Lilies – as tall as ourselves and more lovely,
And full of fragrance, and long orange tongues,
And those plaything the bees-stood in
A neighbor’s yard, a thick, ramping
Hedge of them. You could not help but see
That to be beautiful is also to be simple
And brief; is to rise up and be glorious, and then vanish;
Is to be silent but as though a song was in you only it
Hasn’t yet been heard
At least in a garden of real earth and sparrows and wrens,
And people hurrying by, pausing then hurrying on
To the usual daily foolishness that comes to so little
So far as the real things matter: eternity,
The unseen, the unrecognized, the filing of the heart
With goodness, as if it were a hive
In which nothing corrupt could live. And I thought
If any one of them could write
The story of their lives, who wouldn’t
Stand in line and hand over the last of their
Shining money-oh, the very end of their shining money-
To buy it.
In Mary’s poems I often wait for the phrase that clinches at the heart, both wringing it and opening it at the same time.

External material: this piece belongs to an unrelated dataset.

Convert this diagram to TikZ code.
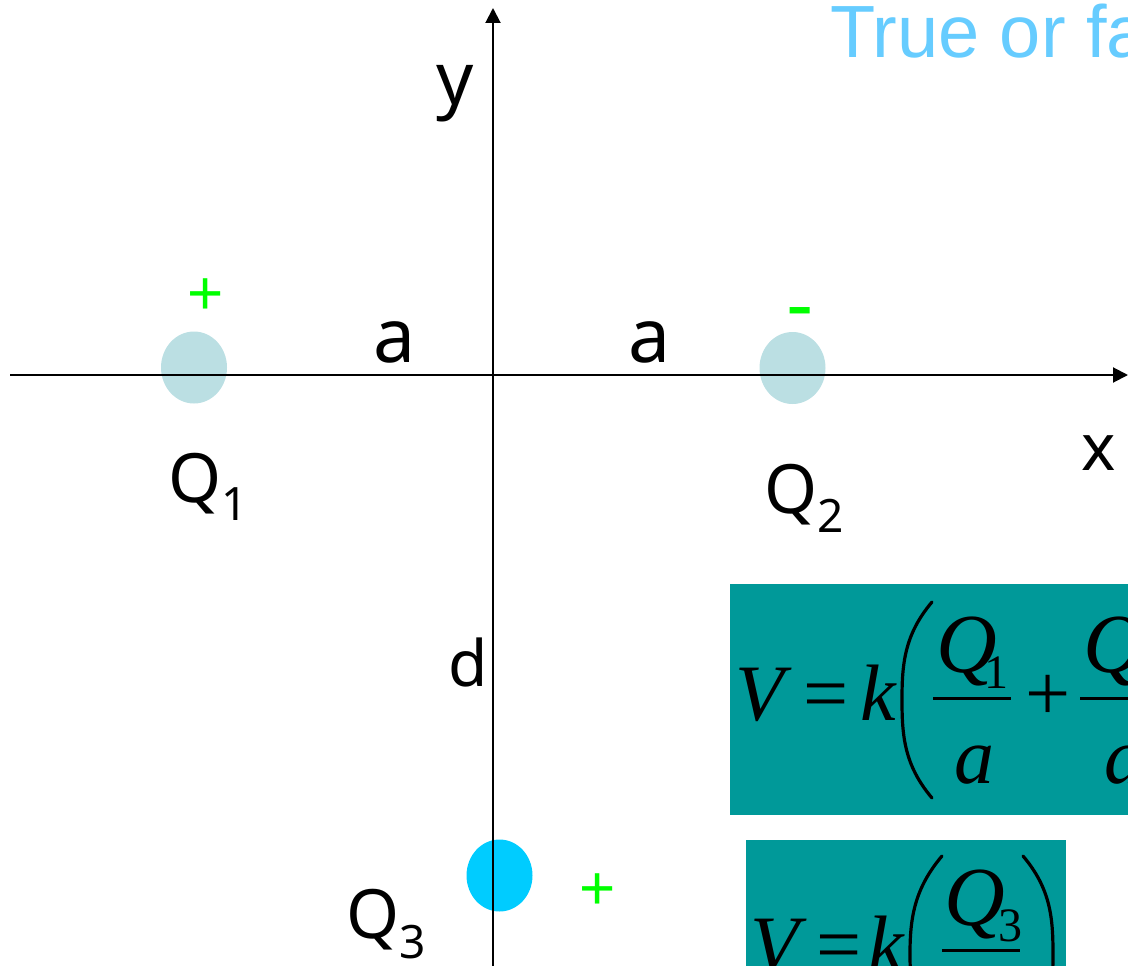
\documentclass[tikz,border=0pt]{standalone}
\usepackage{fontspec}
\setmainfont{Noto Sans}
\newfontfamily\arialf{Liberation Sans}
\newfontfamily\timesf{Liberation Serif}
\usetikzlibrary{arrows.meta,shapes.geometric}
\definecolor{chargegray}{HTML}{BBDFE3}
\definecolor{chargeblue}{HTML}{00CCFF}
\definecolor{plusgreen}{HTML}{00FF00}
\definecolor{titleblue}{HTML}{66CCFF}
\definecolor{boxteal}{HTML}{009999}
\newcommand\fsz[1]{\fontsize{#1}{#1}\selectfont}
\tikzset{
  lbl/.style={inner sep=0pt, outer sep=0pt, anchor=base west, font=\fsz{66}},
  axisline/.style={line width=2pt, -{Triangle[length=15pt,width=15pt]}},
  charge/.style={ellipse, draw=none, inner sep=0pt, minimum width=66pt, minimum height=72pt},
  sign/.style={inner sep=0pt, outer sep=0pt, anchor=base west, text=plusgreen, font=\arialf\fsz{62}},
  mit/.style={inner sep=0pt, outer sep=0pt, anchor=base west, font=\timesf\itshape\fsz{80}},
  mq/.style={inner sep=0pt, outer sep=0pt, anchor=base west, font=\timesf\itshape\fsz{84}},
  mrm/.style={inner sep=0pt, outer sep=0pt, anchor=base west, font=\timesf\fsz{80}},
  msub/.style={inner sep=0pt, outer sep=0pt, anchor=base west, font=\timesf\fsz{48}},
  formbox/.style={fill=boxteal, draw=none},
  paren/.style={line width=3.2pt, line cap=round},
  fbar/.style={line width=3pt},
}
\begin{document}
\begin{tikzpicture}[x=1pt,y=-1pt]
\useasboundingbox (0,0) rectangle (1128,966);
\clip (0,0) rectangle (1128,966);

% charges
\node[charge, fill=chargegray] (q1) at (194,367.5) {};
\node[charge, fill=chargegray] (q2) at (792.5,368) {};
\node[charge, fill=chargeblue] (q3) at (499.5,875.5) {};

% axes
\coordinate (xl) at (10,375);
\coordinate (xr) at (1128,375);
\coordinate (yb) at (493,970);
\coordinate (yt) at (493,8);
\draw[axisline] (xl) -- (xr);
\draw[axisline] (yb) -- (yt);

% labels
\node[lbl, font=\fsz{73}] (ylab) at (436,104) {y};
\node[lbl, font=\fsz{75}] (a1) at (373,362) {a};
\node[lbl, font=\fsz{75}] (a2) at (628,362) {a};
\node[lbl, font=\fsz{65}] (xlab) at (1081,470) {x};
\node[lbl, font=\fsz{64}] (dlab) at (448,686) {d};
\node[lbl, font=\fsz{68}] (q1lab) at (168,502) {Q\raisebox{-18pt}{\fsz{46}1}};
\node[lbl, font=\fsz{68}] (q2lab) at (764,513) {Q\raisebox{-19pt}{\fsz{46}2}};
\node[lbl, font=\fsz{68}] (q3lab) at (346,938) {Q\raisebox{-20pt}{\fsz{46}3}};

% signs
\node[sign] (p1) at (187,314.5) {+};
\node[sign] (p3) at (579.5,909.5) {+};
\node[sign, font=\arialf\fsz{82}] (m2) at (786,332.5) {-};

% title
\node[lbl, font=\arialf\fsz{74}, text=titleblue] (title) at (830,58) {True or fa};

% formula box 1
\path[formbox] (730,584) rectangle (1140,815);
\node[mit] (v1) at (735,720) {V};
\node[mrm] (eq1) at (803,720) {=};
\node[mit] (k1) at (860,720) {k};
\draw[paren] (932,602) .. controls (904,635) and (902,665) .. (902,700)
                       .. controls (902,735) and (904,765) .. (932,798);
\node[mq] (n1) at (936,672) {Q};
\node[msub] (s1) at (984,688) {1};
\coordinate (b1l) at (933,698);
\coordinate (b1r) at (1011,698);
\draw[fbar] (b1l) -- (b1r);
\node[mit] (d1) at (954,783) {a};
\node[mrm] (plus1) at (1025,720) {+};
\node[mq] (n2) at (1083,672) {Q};
\coordinate (b2l) at (1080,698);
\coordinate (b2r) at (1160,698);
\draw[fbar] (b2l) -- (b2r);
\node[mit] (d2) at (1104,783) {a};

% formula box 2
\path[formbox] (746,840) rectangle (1066,990);
\node[mit] (v2) at (750,971) {V};
\node[mrm] (eq2) at (816,971) {=};
\node[mit] (k2) at (868,971) {k};
\draw[paren] (942,856) .. controls (914,889) and (910,919) .. (910,954)
                       .. controls (910,989) and (914,1019) .. (942,1052);
\draw[paren] (1023,856) .. controls (1051,889) and (1053,919) .. (1053,954)
                        .. controls (1053,989) and (1051,1019) .. (1023,1052);
\node[mq] (n3) at (944,925) {Q};
\node[msub] (s3) at (998,941) {3};
\coordinate (b3l) at (942,950);
\coordinate (b3r) at (1020,950);
\draw[fbar] (b3l) -- (b3r);
\end{tikzpicture}
\end{document}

Not all poems cause this reaction, but most do. Can you guess what phrase brought me the “kick” or the “surprise” that she can still do after nearly 8 months of writing about one of her poems a day? For me, today, I hung my doubts up when she wrote “real things matter…the filing of the heart with goodness, as if it were a hive.” When I read this I resonate and my deepest soul, which is also yours, says, “ah yes, there I see you my friend.” This is the story I long to her in others, and the story I ache to tell, and to live – to spend my days filling my heart with goodness, awareness, love, and yes, all the doubts too must fly in as well. They stretch my heart so that there is even more room for all.
How do you fill your heart with goodness?